Chi ha paura dell’uomo nero?
Abituati come siamo a gestire narrazioni orrorifiche e soprassalti emotivi di ogni genere, non dovrebbe certo sorprenderci un film convenzionale come Safe Neighborood, presentato al Torino Film Festival 2016 nella sezione After Hours.
Eppure nell’opera seconda dello statunitense Chris Peckover, all’apparenza un classico horror d’assedio che ripesca tutti i luoghi comuni e le suggestioni del genere – dal tipico sobborgo residenziale alla babysitter in pericolo, dai film adolescenziali all’atmosfera natalizia, passando per pellicole come Scream, Black Christmas, The Stranger e chi più ne ha più ne metta – pare esserci qualcosa a cui non siamo ancora abituati, come se avessimo, fino a qui, sottovalutato l’enorme portata degli stravolgimenti prospettici e dei colpi di scena.
É all’insegna del ribaltamento che si gioca infatti tutta la forza di un prodotto di intrattenimento come Safe Neighborood, al quale basta un semplice espediente narrativo per attestarsi decisamente al di sopra della (bassa) media del genere.

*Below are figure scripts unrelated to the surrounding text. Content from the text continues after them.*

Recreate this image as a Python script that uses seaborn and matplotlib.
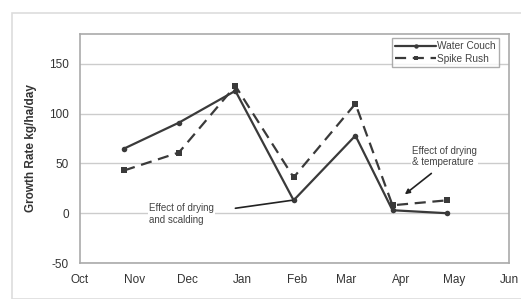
import matplotlib
matplotlib.use("Agg")
import matplotlib.pyplot as plt
import matplotlib.dates as mdates
from matplotlib.patches import Rectangle
import pandas as pd
import seaborn as sns

# sampling dates and growth rates
dates = ["2001-10-26", "2001-11-26", "2001-12-28", "2002-01-30",
         "2002-03-06", "2002-03-27", "2002-04-27"]
water_couch = [65, 91, 123, 13, 78, 3, 0]
spike_rush = [43, 61, 128, 36, 110, 8, 13]
month_ticks = ["2001-10-01", "2001-11-01", "2001-12-01", "2002-01-01", "2002-02-01",
               "2002-03-01", "2002-04-01", "2002-05-01", "2002-06-01"]

df = pd.DataFrame({
    "Date": pd.to_datetime(dates * 2),
    "Rate": water_couch + spike_rush,
    "Species": ["Water Couch"] * len(dates) + ["Spike Rush"] * len(dates),
})

sns.set_style("white")
plt.rcParams['font.family'] = ['Liberation Sans', 'DejaVu Sans']
plt.rcParams['axes.unicode_minus'] = False

fig = plt.figure(figsize=(5.21, 2.99), dpi=100)
ax = fig.add_axes([0.1536, 0.1204, 0.8234, 0.7656])

# light outer frame around the whole chart
fig.patches.append(Rectangle((12 / 521, 0), 1, (299 - 13) / 299, transform=fig.transFigure,
                             fill=False, edgecolor="#dddddd", linewidth=1.2))

sns.lineplot(data=df, x="Date", y="Rate", style="Species", ax=ax,
             color="#3a3a3a", linewidth=1.6,
             markers={"Water Couch": "o", "Spike Rush": "s"},
             dashes={"Water Couch": "", "Spike Rush": (5, 3)},
             markersize=4, markeredgewidth=0)

ax.set_xlim(pd.Timestamp("2001-10-01"), pd.Timestamp("2002-06-01"))
ax.set_ylim(-50, 180)
ax.set_yticks([-50, 0, 50, 100, 150])
ax.set_xticks(pd.to_datetime(month_ticks))
ax.xaxis.set_major_formatter(mdates.DateFormatter("%b"))
ax.tick_params(labelsize=8.5, colors="#333333", length=0, pad=8)
ax.yaxis.grid(True, color="#cccccc", linewidth=1)
ax.set_axisbelow(True)
for s in ax.spines.values():
    s.set_color("#aaaaaa")
    s.set_linewidth(1.2)

ax.set_xlabel("")
ax.set_ylabel("Growth Rate kg/ha/day", fontsize=8.5, fontweight="bold", color="#333333", labelpad=9)

ax.legend(loc="upper right", bbox_to_anchor=(0.977, 0.985), fontsize=7.3, frameon=True,
          fancybox=False, edgecolor="#999999", handlelength=4.0, borderpad=0.35,
          labelspacing=0.25, handletextpad=0.1, labelcolor="#444444", borderaxespad=0,
          markerscale=0.8)

# annotation texts and their pointer lines
box = dict(facecolor="white", edgecolor="none", pad=1)
ax.text(pd.Timestamp("2001-11-09"), -1, "Effect of drying\nand scalding", fontsize=7,
        color="#444444", va="center", ha="left", bbox=box)
ax.annotate("", xy=(pd.Timestamp("2002-01-29"), 13), xytext=(pd.Timestamp("2001-12-28"), 5),
            arrowprops=dict(arrowstyle="-", color="#222222", lw=1.2, shrinkA=0, shrinkB=0))
ax.text(pd.Timestamp("2002-04-07"), 57, "Effect of drying\n& temperature", fontsize=7,
        color="#444444", va="center", ha="left", bbox=box)
ax.annotate("", xy=(pd.Timestamp("2002-04-03"), 19), xytext=(pd.Timestamp("2002-04-18"), 40),
            arrowprops=dict(arrowstyle="-|>", color="#222222", lw=1.2, shrinkA=0, shrinkB=0,
                            mutation_scale=7))

fig.savefig("out.png", dpi=100)
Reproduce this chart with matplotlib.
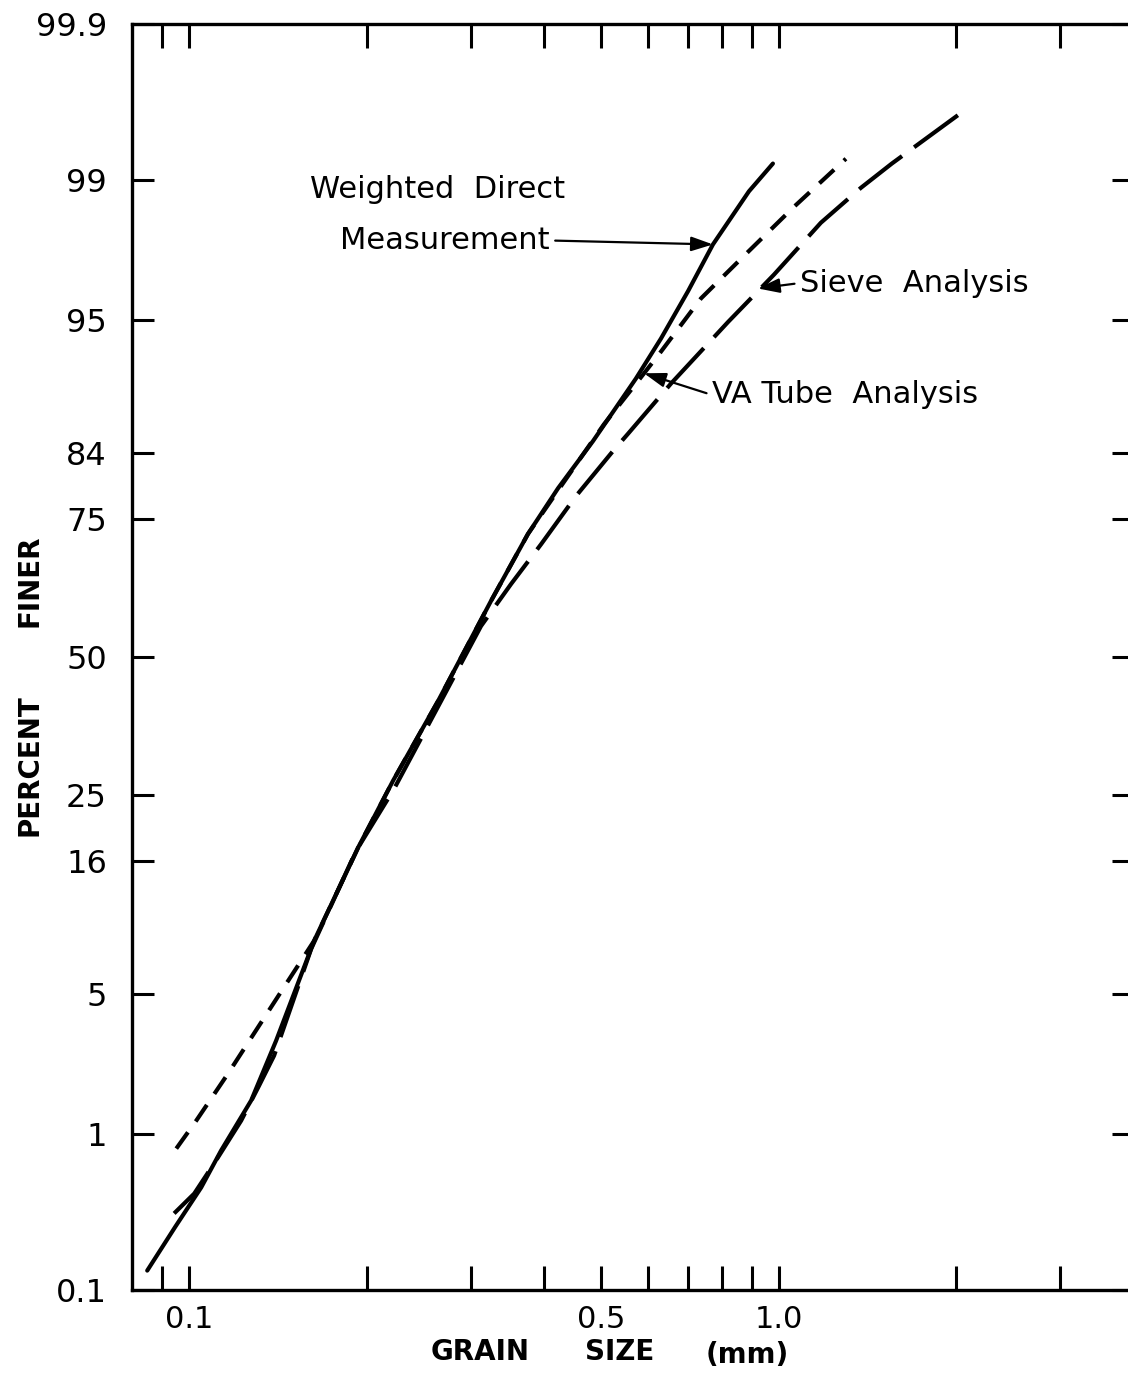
import numpy as np
import matplotlib.pyplot as plt
from matplotlib.ticker import FixedLocator, NullLocator
from statistics import NormalDist

# grain size (mm) and percent finer
direct_size = [0.0849, 0.0947, 0.1048, 0.1133, 0.1274, 0.1404, 0.1629, 0.1934, 0.2217,
               0.2643, 0.3250, 0.3754, 0.4222, 0.4838, 0.5722, 0.6310, 0.7015, 0.7729,
               0.8896, 0.9768]
direct_pct = [0.137, 0.27, 0.48, 0.80, 1.52, 3.05, 8.3, 17.6, 27.3,
              41.5, 60.8, 72.6, 79.5, 85.4, 91.3, 94.0, 96.3, 97.8,
              98.85, 99.2]

tube_size = [0.0951, 0.1028, 0.1164, 0.1274, 0.1472, 0.1629, 0.1934, 0.2217, 0.2643,
             0.3250, 0.3754, 0.4272, 0.5050, 0.5768, 0.6310, 0.7377, 0.8861, 1.0602, 1.299]
tube_pct = [0.82, 1.18, 2.10, 3.15, 5.7, 8.3, 17.6, 27.3, 41.5,
            60.8, 72.6, 79.8, 87.2, 91.1, 93.2, 96.0, 97.6, 98.6, 99.25]

sieve_size = [0.0943, 0.1020, 0.1111, 0.1225, 0.1314, 0.1393, 0.1610, 0.1919, 0.2226,
              0.2674, 0.3125, 0.3513, 0.3951, 0.4528, 0.5251, 0.5546, 0.6560, 0.8197,
              0.9806, 1.178, 1.377, 1.554, 2.027]
sieve_pct = [0.33, 0.44, 0.70, 1.18, 1.82, 2.58, 7.7, 17.2, 26.0,
             41.5, 56.0, 63.9, 70.9, 78.4, 84.4, 86.2, 90.9, 94.9,
             96.9, 98.3, 98.9, 99.2, 99.6]

x_ticks = [0.09, 0.1, 0.2, 0.3, 0.4, 0.5, 0.6, 0.7, 0.8, 0.9, 1.0, 2.0, 3.0]
x_labels = ['', '0.1', '', '', '', '0.5', '', '', '', '', '1.0', '', '']
y_ticks = [0.1, 1, 5, 16, 25, 50, 75, 84, 95, 99, 99.9]
y_labels = ['0.1', '1', '5', '16', '25', '50', '75', '84', '95', '99', '99.9']

_nd = NormalDist()


def prob_fwd(p):
    p = np.clip(np.asarray(p, dtype=float) / 100.0, 1e-9, 1 - 1e-9)
    return np.vectorize(_nd.inv_cdf, otypes=[float])(p)


def prob_inv(z):
    z = np.asarray(z, dtype=float)
    return np.vectorize(_nd.cdf, otypes=[float])(z) * 100.0


fig = plt.figure(figsize = (11.28, 13.77), dpi = 100)
ax = fig.add_axes([132/1128, 1 - 1290/1377, 1002/1128, 1266/1377])

ax.set_xscale('log')
ax.set_yscale('function', functions = (prob_fwd, prob_inv))
ax.set_xlim(0.08, 4.0)
ax.set_ylim(0.1, 99.9)

# the three curves
ax.plot(direct_size, direct_pct, color = 'black', lw = 3, solid_capstyle = 'round',
        solid_joinstyle = 'round')
ax.plot(tube_size, tube_pct, color = 'black', lw = 3, linestyle = (0, (4.8, 3.2)))
ax.plot(sieve_size, sieve_pct, color = 'black', lw = 3, linestyle = (0, (13, 3.6)))

# axes and ticks
ax.xaxis.set_major_locator(FixedLocator(x_ticks))
ax.xaxis.set_minor_locator(NullLocator())
ax.set_xticklabels(x_labels)
ax.yaxis.set_major_locator(FixedLocator(y_ticks))
ax.yaxis.set_minor_locator(NullLocator())
ax.set_yticklabels(y_labels)

ax.tick_params(axis = 'x', which = 'major', direction = 'in', length = 17, width = 2.2,
               top = True, bottom = True, labelsize = 22, pad = 11)
ax.tick_params(axis = 'y', which = 'major', direction = 'in', length = 16, width = 2.2,
               left = True, right = True, labelsize = 23, pad = 18)
for sp in ax.spines.values():
    sp.set_linewidth(2.4)

# axis titles
fig.text(30/1128, 1 - 765/1377, 'PERCENT', rotation = 90, ha = 'center', va = 'center',
         fontsize = 20, fontweight = 'bold')
fig.text(30/1128, 1 - 581/1377, 'FINER', rotation = 90, ha = 'center', va = 'center',
         fontsize = 20, fontweight = 'bold')
fig.text(480/1128, 1 - 1352/1377, 'GRAIN', ha = 'center', va = 'center',
         fontsize = 20, fontweight = 'bold')
fig.text(620/1128, 1 - 1352/1377, 'SIZE', ha = 'center', va = 'center',
         fontsize = 20, fontweight = 'bold')
fig.text(747/1128, 1 - 1355/1377, '(mm)', ha = 'center', va = 'center',
         fontsize = 20, fontweight = 'bold')

# curve labels with arrows
arrow = dict(arrowstyle = '-|>,head_length=0.6,head_width=0.2', color = 'black', lw = 1.6,
             shrinkA = 2, shrinkB = 0)
ax.text(0.178, 0.869, 'Weighted  Direct', transform = ax.transAxes,
        fontsize = 22, ha = 'left', va = 'center')
ax.annotate('Measurement', xy = (0.7729, 97.8), xycoords = 'data',
            xytext = (0.2076, 0.829), textcoords = 'axes fraction',
            fontsize = 22, ha = 'left', va = 'center',
            arrowprops = dict(arrow, relpos = (1.0, 0.5)))
ax.annotate('Sieve  Analysis', xy = (0.921, 96.4), xycoords = 'data',
            xytext = (0.6667, 0.7954), textcoords = 'axes fraction',
            fontsize = 22, ha = 'left', va = 'center',
            arrowprops = dict(arrow, relpos = (0.0, 0.5)))
ax.annotate('VA Tube  Analysis', xy = (0.5905, 91.7), xycoords = 'data',
            xytext = (0.5788, 0.707), textcoords = 'axes fraction',
            fontsize = 22, ha = 'left', va = 'center',
            arrowprops = dict(arrow, relpos = (0.0, 0.5)))

plt.savefig('out.png', dpi = 100)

Certo, a operazioni simili avrebbero già dovuto prepararci, a loro modo, film come il sottovalutato The Visit di M. Night Shyamalan (i cui giovani protagonisti tornano nella pellicola di Peckover), o come il recentissimo home invasion ribaltato Man in The Dark di Fede Alvarez. Eppure persino Safe Neighborood, nella sua semplicità, riesce a sorprenderci, a orchestrare la sua trappola con abilità e competenza.
Qualcuno si è davvero introdotto nella casa dei Lerner mentre Ashley, la babysitter, è impegnata a badare al loro iperattivo figlio tredicenne Luke (come se non bastasse innamorato di lei e ben determinato a strapparle un bacio se non, addirittura, ad “arrivare in seconda base”)? O forse è tutto uno scherzo ordito dalla mente diabolica e insospettabile di qualche psicopatico?
Senza cadere nel facile rischio degli spoiler – soprattutto in un film il cui principale merito è proprio quello di saper giostrare previsioni e aspettative – si potrebbe dire che Safe Neighborhood è la dimostrazione che si può ancora fare del buon intrattenimento usando, sì, del materiale abusato, ma senza quel bisogno spasmodico di parodizzarlo ad ogni costo.
Mettendo la sua idea al servizio di un buon mestiere, di una buona capacità nel dosare i ritmi e mantenere alta l’attenzione fino alla fine, Peckover mette in scena un piccolo thriller domestico che, senza eccessive derive splatter né shock orrorifici, cattura il suo pubblico garantendo la riuscita di un’operazione tanto ludica quanto gustosamente inquietante.